Just because you withdraw a dividend from your investment account, doesn’t mean that it has to be spent on beer.  You can use that money to pay down debt, savings – all sorts of worthwhile things that should help your financial position.  This generally would only apply to non-registered accounts.

2) You can reinvest in a different investment

This is sort of a half point – you don’t have to reinvest in the same stock/fund.  You can instead direct the dividends to a different stock or mutual fund.

3) Taxes on withdrawals

If the investment is in a tax-sheltered account such as an RRSP, you shouldn’t remove any dividends because that will be a withdrawal and will be considered taxable income.  In this case the dividend should always be reinvested within the same investment account.  It doesn’t matter if the dividends are reinvested in the same investment or a different one or even left as cash.

4)  Taxes on dividends

If the income investment is in a taxable account then the dividend will be taxable.  This means that your tax bill will go up and you need to be able to get the money to pay the extra tax from somewhere other than the dividend if you reinvest it.

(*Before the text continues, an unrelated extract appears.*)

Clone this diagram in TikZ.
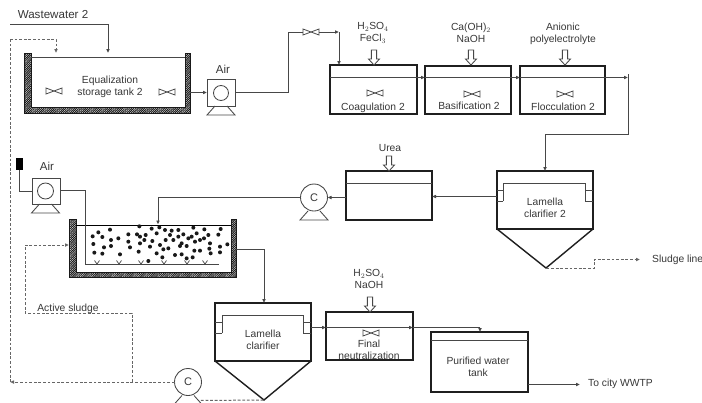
\documentclass[tikz,border=0pt]{standalone}
\usepackage{fontspec}
\setmainfont{Liberation Sans}
\usetikzlibrary{arrows.meta,patterns.meta}
\tikzset{
  lbl/.style={font=\fontsize{10.3}{12}\selectfont,text=black!78,inner sep=0pt,align=center},
  tankbox/.style={draw=black!88,line width=1.4pt,inner sep=0pt,outer sep=0pt},
  flow/.style={draw=black!72,line width=.85pt,-{Latex[length=4pt,width=3.8pt]}},
  pipe/.style={draw=black!72,line width=.85pt},
  sludge/.style={draw=black!60,line width=1pt,dash pattern=on 2.8pt off 1.8pt},
  sludgeflow/.style={sludge,-{Latex[length=4pt,width=3.8pt]}},
  wall/.style={draw=black!90,line width=.9pt,pattern={Lines[angle=45,distance=1.3pt,line width=.85pt]},pattern color=black!90},
  blowerbox/.style={draw=black!72,line width=.85pt,minimum width=28pt,minimum height=27pt,inner sep=0pt,outer sep=0pt},
  pumpring/.style={circle,draw=black!72,line width=.85pt,inner sep=0pt,outer sep=0pt},
  feet/.pic={\draw[black!72,line width=.85pt] (-6,0) -- (-14,9) -- (14,9) -- (6,0);},
  valve/.pic={\draw[black!72,line width=.8pt] (-8,-3) -- (8,3) -- (8,-3) -- (-8,3) -- cycle;},
  chem/.pic={\draw[black!72,line width=.85pt,fill=white] (0,0) -- (-5.5,-6) -- (-2.6,-6) -- (-2.6,-15) -- (2.6,-15) -- (2.6,-6) -- (5.5,-6) -- cycle;},
}
\begin{document}
\begin{tikzpicture}[x=1pt,y=-1pt]
\clip (0,0) rectangle (702,402);
\fill[white] (0,0) rectangle (702,402);
% equalization tank
\node[inner sep=0pt,outer sep=0pt,minimum width=166pt,minimum height=60pt] (eqtank) at (107,83) {};
\draw[wall] (24,53) -- (31,53) -- (31,107) -- (185,107) -- (185,53) -- (190,53) -- (190,113) -- (24,113) -- cycle;
\draw[pipe] (31,57.5) -- (185,57.5);
\node[lbl] (eqlabel) at (110,87) {Equalization\\[0pt]storage tank 2};
\pic at (54,91) {valve};
\pic at (167,92) {valve};
\coordinate (wwstart) at (10,24);
\node[lbl,font=\fontsize{11.6}{13}\selectfont] (wwlabel) at (53,15) {Wastewater 2};
\coordinate (wwtop) at (108,24);
\draw[flow] (wwstart) -- (wwtop) -- (wwtop |- eqtank.north);
% first blower
\node[blowerbox] (blowerA) at (221,92.5) {};
\node[pumpring,minimum size=15pt] (ringA) at (221,93) {};
\pic at (221,106) {feet};
\node[lbl,font=\fontsize{11.5}{13}\selectfont] (airA) at (223,69) {Air};
\draw[flow] (eqtank.east |- blowerA) -- (blowerA.west);
% dosing tanks
\node[tankbox,minimum width=87pt,minimum height=49pt] (coag) at (373.5,89.5) {};
\node[tankbox,minimum width=86pt,minimum height=48pt] (basif) at (468,90) {};
\node[tankbox,minimum width=85pt,minimum height=48pt] (flocc) at (562.5,90) {};
\node[lbl] (coaglabel) at (373,108) {Coagulation 2};
\node[lbl] (basiflabel) at (469,106) {Basification 2};
\node[lbl] (flocclabel) at (563,107) {Flocculation 2};
\pic at (375,93) {valve};
\pic at (472,94) {valve};
\pic at (565,94) {valve};
\pic at (374,65) {chem};
\pic at (471,65) {chem};
\pic at (565,65) {chem};
\node[lbl] (coagchem) at (373,33) {H$_2$SO$_4$\\FeCl$_3$};
\node[lbl] (basifchem) at (471,33) {Ca(OH)$_2$\\NaOH};
\node[lbl] (floccchem) at (563,34) {Anionic\\polyelectrolyte};
\coordinate (feedturn) at (288,32);
\node[inner sep=0pt,minimum width=16pt,minimum height=6pt] (valveA) at (311,32) {};
\pic at (311,32) {valve};
\coordinate (feedcorner) at (339,32);
\draw[pipe] (blowerA.east) -- (feedturn |- blowerA) -- (feedturn) -- (valveA.west);
\draw[flow] (valveA.east) -- (feedcorner);
\draw[flow] (feedcorner) -- (feedcorner |- coag.north);
\coordinate (floccout) at (628,77.5);
\draw[pipe] (coag.west |- floccout) -- (coag.east |- floccout);
\draw[flow] (coag.east |- floccout) -- (basif.west |- floccout);
\draw[pipe] (basif.west |- floccout) -- (basif.east |- floccout);
\draw[flow] (basif.east |- floccout) -- (flocc.west |- floccout);
\draw[flow] (flocc.west |- floccout) -- (floccout);
% lamella clarifier 2
\node[tankbox,minimum width=96pt,minimum height=58pt] (lamB) at (545,200) {};
\node[inner sep=0pt,outer sep=0pt] (lamBapex) at (546,268) {};
\draw[tankbox] (lamB.south west) -- (lamBapex.center) -- (lamB.south east);
\draw[pipe] (503,201) -- (503,183) -- (585,183) -- (585,201) -- (593,201) (585,190) -- (593,190) (497,190) -- (503,190) (497,201) -- (503,201);
\node[lbl] (lamBlabel) at (545,207.5) {Lamella\\clarifier 2};
\coordinate (feedB) at (545,134);
\draw[pipe] (floccout |- 0,74) -- (floccout |- feedB) -- (feedB);
\draw[flow] (feedB) -- (lamB.north);
\coordinate (sludgeA) at (594,268);
\coordinate (sludgeB) at (594,259.5);
\coordinate (sludgeC) at (640,259.5);
\draw[sludgeflow] (lamBapex) -- (sludgeA) -- (sludgeB) -- (sludgeC);
\node[lbl,anchor=west] (sludgelabel) at (652,260) {Sludge line};
% urea tank and pump
\node[tankbox,minimum width=86pt,minimum height=49pt] (urea) at (389,195.5) {};
\draw[pipe] (urea.west |- 0,183) -- (urea.east |- 0,183);
\pic at (389,171) {chem};
\node[lbl] (urealabel) at (390,148) {Urea};
\draw[flow] (lamB.west |- 0,196.5) -- (urea.east |- 0,196.5);
\node[pumpring,minimum size=27pt,font=\fontsize{11}{13}\selectfont,text=black!78] (pumpA) at (314,197.5) {C};
\pic at (314,211) {feet};
\draw[flow] (urea.west |- pumpA) -- (pumpA.east);
% aeration tank
\node[inner sep=0pt,outer sep=0pt,minimum width=167pt,minimum height=58pt] (aertank) at (152.5,248) {};
\draw[wall] (69,219) -- (76,219) -- (76,272) -- (231,272) -- (231,219) -- (236,219) -- (236,277) -- (69,277) -- cycle;
\draw[pipe,black] (76,225) -- (231,225);
\foreach \dx/\dy in {295/277,330/269,278/289,307/291,355/295,333/300,385/283,411/283,418/259,455/266,478/262,495/270,515/272,535/270,580/263,613/268,662/267,655/284,385/305,390/322,437/285,433/300,420/310,457/303,470/280,497/300,480/315,450/320,520/300,535/290,545/310,565/295,590/280,600/300,625/285,630/310,660/320,682/313,280/312,283/338,307/341,312/322,333/318,360/343,416/335,445/363,487/352,490/328,525/345,545/343,560/355,578/352,600/332,583/332,632/340,660/337,628/326,560/318,585/305,540/318,470/340,505/325,612/295,550/283,575/290,510/285,420/290}
  \fill[black!90] ({\dx/3},{140+\dy/3}) circle (2pt);
\coordinate (pumpAout) at (158,197.5);
\draw[pipe] (pumpA.west) -- (pumpAout);
\draw[flow] (pumpAout) -- (158,224.5);
% second blower
\node[blowerbox,minimum height=26pt] (blowerB) at (46,191) {};
\node[pumpring,minimum size=16pt] (ringB) at (45.5,191) {};
\pic at (45.5,204) {feet};
\node[lbl,font=\fontsize{11.5}{13}\selectfont] (airB) at (47,166) {Air};
\node[fill=black,inner sep=0pt,minimum width=7pt,minimum height=12pt] (block) at (19.5,164) {};
\draw[pipe] (block.south) -- (block.south |- blowerB) -- (blowerB.west);
\coordinate (diffA) at (85,190.5);
\coordinate (diffB) at (85,264);
\coordinate (diffC) at (219,264);
\draw[pipe] (blowerB.east |- diffA) -- (diffA) -- (diffB) -- (diffC);
\foreach \gx in {97,119,141,164,187,205}
  \draw[black!72,line width=.7pt] (\gx-2.5,260.5) -- (\gx,264) -- (\gx+2.5,260.5);
% lamella clarifier
\node[tankbox,minimum width=96pt,minimum height=58pt] (lamA) at (263,332) {};
\node[inner sep=0pt,outer sep=0pt] (lamAapex) at (264,400) {};
\draw[tankbox] (lamA.south west) -- (lamAapex.center) -- (lamA.south east);
\draw[pipe] (222,333) -- (222,315) -- (303,315) -- (303,333) -- (311,333) (303,322) -- (311,322) (215,322) -- (222,322) (215,333) -- (222,333);
\node[lbl] (lamAlabel) at (263,339.5) {Lamella\\clarifier};
\coordinate (aerout) at (264,249);
\draw[pipe] (aertank.east |- aerout) -- (aerout);
\draw[flow] (aerout) -- (aerout |- lamA.north);
% final neutralization
\node[tankbox,minimum width=87pt,minimum height=48pt] (final) at (369.5,336) {};
\coordinate (lineout) at (480,327.5);
\draw[flow] (lamA.east |- lineout) -- (final.west |- lineout);
\draw[flow] (final.west |- lineout) -- (final.east |- lineout);
\draw[pipe] (final.east |- lineout) -- (lineout);
\pic at (371,333) {valve};
\node[lbl] (finallabel) at (369,349.5) {Final\\neutralization};
\pic at (370,312) {chem};
\node[lbl] (finalchem) at (369,279) {H$_2$SO$_4$\\NaOH};
% purified water tank
\node[tankbox,minimum width=97pt,minimum height=60pt] (pure) at (479.5,362) {};
\draw[flow] (lineout) -- (lineout |- pure.north);
\draw[pipe] (pure.west |- 0,340) -- (pure.east |- 0,340);
\node[lbl] (purelabel) at (478,366.5) {Purified water\\tank};
\coordinate (cityend) at (580,384.5);
\draw[flow] (pure.east |- cityend) -- (cityend);
\node[lbl,anchor=west] (citylabel) at (588,384) {To city WWTP};
% recycle lines
\node[pumpring,minimum size=27pt,font=\fontsize{11}{13}\selectfont,text=black!78] (pumpB) at (188,382) {C};
\pic at (188,395.5) {feet};
\coordinate (retleft) at (10,382);
\coordinate (rettop) at (10,39);
\coordinate (retdown) at (56,39);
\coordinate (pumpBin) at (199,400.5);
\draw[sludge] (lamAapex) -- (pumpBin);
\draw[sludgeflow] (pumpB.west) -- (retleft);
\draw[sludgeflow] (rettop) -- (retdown) -- (retdown |- eqtank.north);
\draw[sludge] (rettop) -- (retleft);
\coordinate (actA) at (132,382);
\coordinate (actB) at (132,313);
\coordinate (actC) at (25,313);
\coordinate (actD) at (25,245);
\draw[sludgeflow] (actA) -- (actB) -- (actC) -- (actD) -- (aertank.west |- actD);
\node[lbl] (actlabel) at (68,309) {Active sludge};
\end{tikzpicture}
\end{document}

5) Pay interest on investment loan

If you borrowed to invest then you might be in a situation where you need to get the cash dividends in order to make the interest payments on the investment loan.

6) Reinvestment reduces choice

Setting up a DRIP on a stock or mutual fund means that you are always going to be buying more units of that investment whenever there is a dividend issued.  An active investor might want more control over where that money goes so getting the dividend in cash (and keeping it in the account) allows them to choose where and when that money gets reinvested.

What do you think?  Would you ever consider not doing a DRIP if one exists?

29 replies on “6 Reasons For Not Reinvesting Dividends”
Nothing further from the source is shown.